Now 49 years old, Sam recalls being diagnosed at age 13 with nonobstructed hypertrophic cardiomyopathy (HCM) when he failed his physical to play junior high sports. Pre-diagnosis, he recalls being the last or one of the last ones to finish in school PE activities, even though he wasn’t the most out of shape among his classmates. He was also short of breath during basketball games which everyone thought was because he was just not trying as hard. After his diagnosis he was able to make the connection between the symptoms and the disease; there was an actual cause for his fatigue, it was not because he was out of shape.
Sam wants people to understand that even though he is nonobstructed, there are still struggles with having the condition. He often feels tired but has gotten good at “faking it” so that no one is concerned about him. Sam remains frustrated with the lack of understanding some healthcare providers have related to HCM. One doctor even told him that he doesn’t have HCM because he does not have the correct body type. He wants misinformation like this to end. He has participated in HCMA panels to share his perspective on having HCM to help educate others.

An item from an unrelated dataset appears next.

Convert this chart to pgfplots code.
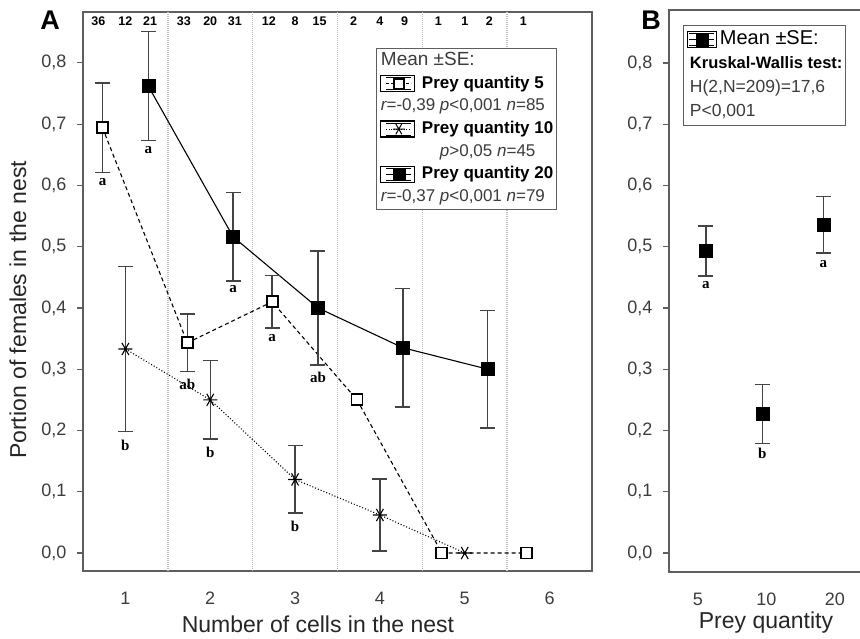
\documentclass[border=0pt]{standalone}
\usepackage{fontspec}
\setmainfont{Liberation Sans}
\newfontfamily\lserif{Liberation Serif}
\usepackage{pgfplots}
\usepackage{pgfplotstable}
\pgfplotsset{compat=1.18}
\definecolor{axgray}{HTML}{5E5E5E}
\definecolor{txtgray}{HTML}{3C3C3C}
\definecolor{gridgray}{HTML}{BEBEBE}
\definecolor{errgray}{HTML}{444444}
\newcommand{\fs}[1]{\fontsize{#1}{#1}\selectfont}
\newcommand{\lt}[1]{{\lserif\bfseries\fs{15}#1}}

\pgfplotstableread{
x y e
0.73 0.694 0.073
1.73 0.343 0.047
2.73 0.410 0.043
3.73 0.250 0
4.73 0.000 0
5.73 0.000 0
}\preyfive
\pgfplotstableread{
x y e
1 0.333 0.135
2 0.250 0.064
3 0.120 0.055
4 0.062 0.059
5 0.000 0
}\preyten
\pgfplotstableread{
x y e
1.27 0.762 0.089
2.27 0.516 0.072
3.27 0.400 0.093
4.27 0.335 0.097
5.27 0.300 0.096
}\preytwenty
\pgfplotstableread{
x y e
1.117 0.493 0.041
1.942 0.227 0.048
2.832 0.536 0.046
}\preyall

\pgfplotsset{
  panel/.style={
    scale only axis, anchor=south west,
    axis line style={axgray, line width=1.6pt},
    tick align=outside, major tick length=6pt,
    ytick pos=left, xtick pos=bottom,
    xtick style={draw=none},
    ytick style={axgray, line width=1.2pt},
    ytick={0,0.1,0.2,0.3,0.4,0.5,0.6,0.7,0.8},
    /pgf/number format/assume math mode=true,
    yticklabel style={font=\fs{18}, text=txtgray, /pgf/number format/fixed, /pgf/number format/fixed zerofill, /pgf/number format/precision=1, /pgf/number format/use comma, xshift=-7pt},
    xticklabel style={font=\fs{18}, text=txtgray, anchor=base, yshift=-28pt},
    clip=false,
  },
  errs/.style={draw=none, forget plot,
    error bars/y dir=both, error bars/y explicit,
    error bars/error bar style={draw=errgray, solid, line width=1.4pt},
    error bars/error mark options={rotate=90, mark size=7.5pt, draw=errgray, line width=1.4pt, solid}},
}

\begin{document}
\begin{tikzpicture}
\useasboundingbox (0pt,0pt) rectangle (860pt,639pt);
\clip (0pt,0pt) rectangle (860pt,639pt);

% ---------------- Panel A ----------------
\begin{axis}[panel, at={(83pt,68pt)}, width=509pt, height=559pt,
  xmin=0.5, xmax=6.5, ymin=-0.0294, ymax=0.883,
  xtick={1,2,3,4,5,6},
  extra x ticks={1.5,2.5,3.5,4.5,5.5}, extra x tick labels={},
  extra x tick style={grid=major, major grid style={gridgray, line width=1.6pt, dash pattern=on 1pt off 1pt}, tick style={draw=none}},
  legend cell align=left,
  legend style={at={(0.5756,0.9356)}, anchor=north west, draw=axgray, line width=1.3pt, fill=white,
    inner xsep=3pt, inner ysep=4pt, row sep=5.5pt, font=\fs{17}, text=txtgray,
    nodes={inner xsep=0pt, inner ysep=0pt, text height=13pt, text depth=4pt},
    /tikz/every odd column/.append style={column sep=7pt}},
]
% lines
\addplot[forget plot, black, line width=1.1pt, dash pattern=on 4pt off 3pt, mark=none] table[x=x,y=y]{\preyfive};
\addplot[forget plot, black, line width=1.1pt, dash pattern=on 1pt off 2pt, mark=none] table[x=x,y=y]{\preyten};
\addplot[forget plot, black, line width=1.1pt, mark=none] table[x=x,y=y]{\preytwenty};
% error bars
\addplot[errs, skip coords between index={3}{6}] table[x=x,y=y,y error=e]{\preyfive};
\addplot[errs, skip coords between index={4}{5}] table[x=x,y=y,y error=e]{\preyten};
\addplot[errs] table[x=x,y=y,y error=e]{\preytwenty};
% markers
\addplot[forget plot, only marks, mark=square*, mark size=5.5pt, mark options={fill=white, draw=black, line width=1.8pt, solid}] table[x=x,y=y]{\preyfive};
\addplot[forget plot, only marks, mark=asterisk, mark size=7pt, mark options={draw=black, line width=1.1pt, solid, rotate=90}] table[x=x,y=y]{\preyten};
\addplot[forget plot, only marks, mark=square*, mark size=6.5pt, mark options={fill=black, draw=black, line width=0.5pt, solid}] table[x=x,y=y]{\preytwenty};

% letters
\node[inner sep=0pt] at (axis cs:0.73,0.606) {\lt{a}};
\node[inner sep=0pt] at (axis cs:1.73,0.276) {\lt{ab}};
\node[inner sep=0pt] at (axis cs:2.73,0.351) {\lt{a}};
\node[inner sep=0pt] at (axis cs:1,0.176) {\lt{b}};
\node[inner sep=0pt] at (axis cs:2,0.165) {\lt{b}};
\node[inner sep=0pt] at (axis cs:3,0.043) {\lt{b}};
\node[inner sep=0pt] at (axis cs:1.27,0.658) {\lt{a}};
\node[inner sep=0pt] at (axis cs:2.27,0.430) {\lt{a}};
\node[inner sep=0pt] at (axis cs:3.27,0.287) {\lt{ab}};

% counts
\begin{scope}[every node/.style={font=\bfseries\fs{12.5}, text=black, inner sep=0pt}]
\node at (axis cs:0.68,0.868) {36};
\node at (axis cs:1.00,0.868) {12};
\node at (axis cs:1.29,0.868) {21};
\node at (axis cs:1.69,0.868) {33};
\node at (axis cs:2.00,0.868) {20};
\node at (axis cs:2.29,0.868) {31};
\node at (axis cs:2.69,0.868) {12};
\node at (axis cs:3.00,0.868) {8};
\node at (axis cs:3.29,0.868) {15};
\node at (axis cs:3.69,0.868) {2};
\node at (axis cs:4.00,0.868) {4};
\node at (axis cs:4.29,0.868) {9};
\node at (axis cs:4.69,0.868) {1};
\node at (axis cs:5.00,0.868) {1};
\node at (axis cs:5.29,0.868) {2};
\node at (axis cs:5.69,0.868) {1};
\end{scope}

% legend
\addlegendimage{empty legend}
\addlegendentry{\hspace*{-41pt}\fs{19}Mean ±SE:}
\addlegendimage{legend image code/.code={
  \path (0pt,-8pt) rectangle (34pt,8pt);
  \draw[black, line width=1pt, solid] (6pt,6pt) -- (31pt,6pt);
  \draw[black, line width=1pt, solid] (6pt,-6pt) -- (31pt,-6pt);
  \draw[black, line width=1pt, dash pattern=on 3pt off 2pt] (6pt,0pt) -- (31pt,0pt);
  \draw[draw=none, mark=square*, mark size=5pt, mark options={fill=white, draw=black, line width=1.6pt, solid}] plot coordinates {(18.5pt,0pt)};
}}
\addlegendentry{\bfseries\color{black}Prey quantity 5}
\addlegendimage{empty legend}
\addlegendentry{\hspace*{-41pt}{\itshape r}=-0,39 {\itshape p}<0,001 {\itshape n}=85}
\addlegendimage{legend image code/.code={
  \path (0pt,-8pt) rectangle (34pt,8pt);
  \draw[black, line width=1pt, solid] (6pt,6pt) -- (31pt,6pt);
  \draw[black, line width=1pt, solid] (6pt,-6pt) -- (31pt,-6pt);
  \draw[black, line width=1pt, dash pattern=on 1pt off 1.5pt] (6pt,0pt) -- (31pt,0pt);
  \draw[draw=none, mark=asterisk, mark size=6pt, mark options={draw=black, line width=1pt, solid, rotate=90}] plot coordinates {(18.5pt,0pt)};
}}
\addlegendentry{\bfseries\color{black}Prey quantity 10}
\addlegendimage{empty legend}
\addlegendentry{\hspace*{18pt}{\itshape p}>0,05 {\itshape n}=45}
\addlegendimage{legend image code/.code={
  \path (0pt,-8pt) rectangle (34pt,8pt);
  \draw[black, line width=1pt, solid] (6pt,6pt) -- (31pt,6pt);
  \draw[black, line width=1pt, solid] (6pt,-6pt) -- (31pt,-6pt);
  \draw[black, line width=1pt, solid] (6pt,0pt) -- (31pt,0pt);
  \draw[draw=none, mark=square*, mark size=6pt, mark options={fill=black, draw=black, line width=0.5pt, solid}] plot coordinates {(18.5pt,0pt)};
}}
\addlegendentry{\bfseries\color{black}Prey quantity 20}
\addlegendimage{empty legend}
\addlegendentry{\hspace*{-41pt}{\itshape r}=-0,37 {\itshape p}<0,001 {\itshape n}=79}
\end{axis}

% ---------------- Panel B ----------------
\begin{axis}[panel, at={(669pt,67pt)}, width=200pt, height=562pt,
  xmin=0.577, xmax=3.5, ymin=-0.031, ymax=0.8865,
  xtick={1,2,3}, xticklabels={5,10,20},
  legend cell align=left,
  legend style={at={(0.07,0.973)}, anchor=north west, draw=axgray, line width=1.3pt, fill=white,
    inner xsep=3pt, inner ysep=5pt, row sep=6pt, font=\fs{17.5}, text=txtgray,
    nodes={inner xsep=0pt, inner ysep=0pt, text height=14pt, text depth=4pt},
    /tikz/every odd column/.append style={column sep=3pt}},
]
\addplot[errs] table[x=x,y=y,y error=e]{\preyall};
\addplot[forget plot, only marks, mark=square*, mark size=6.5pt, mark options={fill=black, draw=black, line width=0.5pt, solid}] table[x=x,y=y]{\preyall};
\node[inner sep=0pt] at (axis cs:1.117,0.438) {\lt{a}};
\node[inner sep=0pt] at (axis cs:1.942,0.162) {\lt{b}};
\node[inner sep=0pt] at (axis cs:2.832,0.472) {\lt{a}};

\addlegendimage{legend image code/.code={
  \path (0pt,-8pt) rectangle (29pt,8pt);
  \draw[black, line width=1pt, solid] (2pt,6pt) -- (27pt,6pt);
  \draw[black, line width=1pt, solid] (2pt,-6pt) -- (27pt,-6pt);
  \draw[black, line width=1pt, solid] (2pt,0pt) -- (27pt,0pt);
  \draw[draw=none, mark=square*, mark size=6pt, mark options={fill=black, draw=black, line width=0.5pt, solid}] plot coordinates {(14.5pt,0pt)};
}}
\addlegendentry{\fs{20}\color{black}Mean ±SE:}
\addlegendimage{empty legend}
\addlegendentry{\hspace*{-30pt}\bfseries\fs{16.5}\color{black}Kruskal-Wallis test:}
\addlegendimage{empty legend}
\addlegendentry{\hspace*{-30pt}H(2,N=209)=17,6}
\addlegendimage{empty legend}
\addlegendentry{\hspace*{-30pt}P<0,001}
\end{axis}

% panel letters and axis titles
\node[font=\bfseries\fs{27}, inner sep=0pt] at (50pt,619pt) {A};
\node[font=\bfseries\fs{27}, inner sep=0pt] at (651pt,619pt) {B};
\node[font=\fs{23}, text=black!85, inner sep=0pt] at (318pt,15pt) {Number of cells in the nest};
\node[font=\fs{23}, text=black!85, inner sep=0pt, rotate=90] at (18pt,329pt) {Portion of females in the nest};
\node[font=\fs{23}, text=black!85, inner sep=0pt] at (766pt,16pt) {Prey quantity};
\end{tikzpicture}
\end{document}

In 2009 Sam had a cardiac MRI that noted a significant amount of scarring in his heart which led his electrophysiologist to recommend an implantable cardioverter-defibrillator (ICD) to protect him from sudden cardiac arrest. The insurance company gave him a hard time in approving this device implant. However, he was successful in winning that disagreement, and thankfully so because 5 years later the device went off in his sleep, saving his life. Sam continues to live an active life and has altered his recreational activities to be HCM safe including participation in half marathons for a few years and now walks 5Ks. Today Sam is battling an arrhythmia called atrial fibrillation (AFib) and learning how to manage his new symptoms.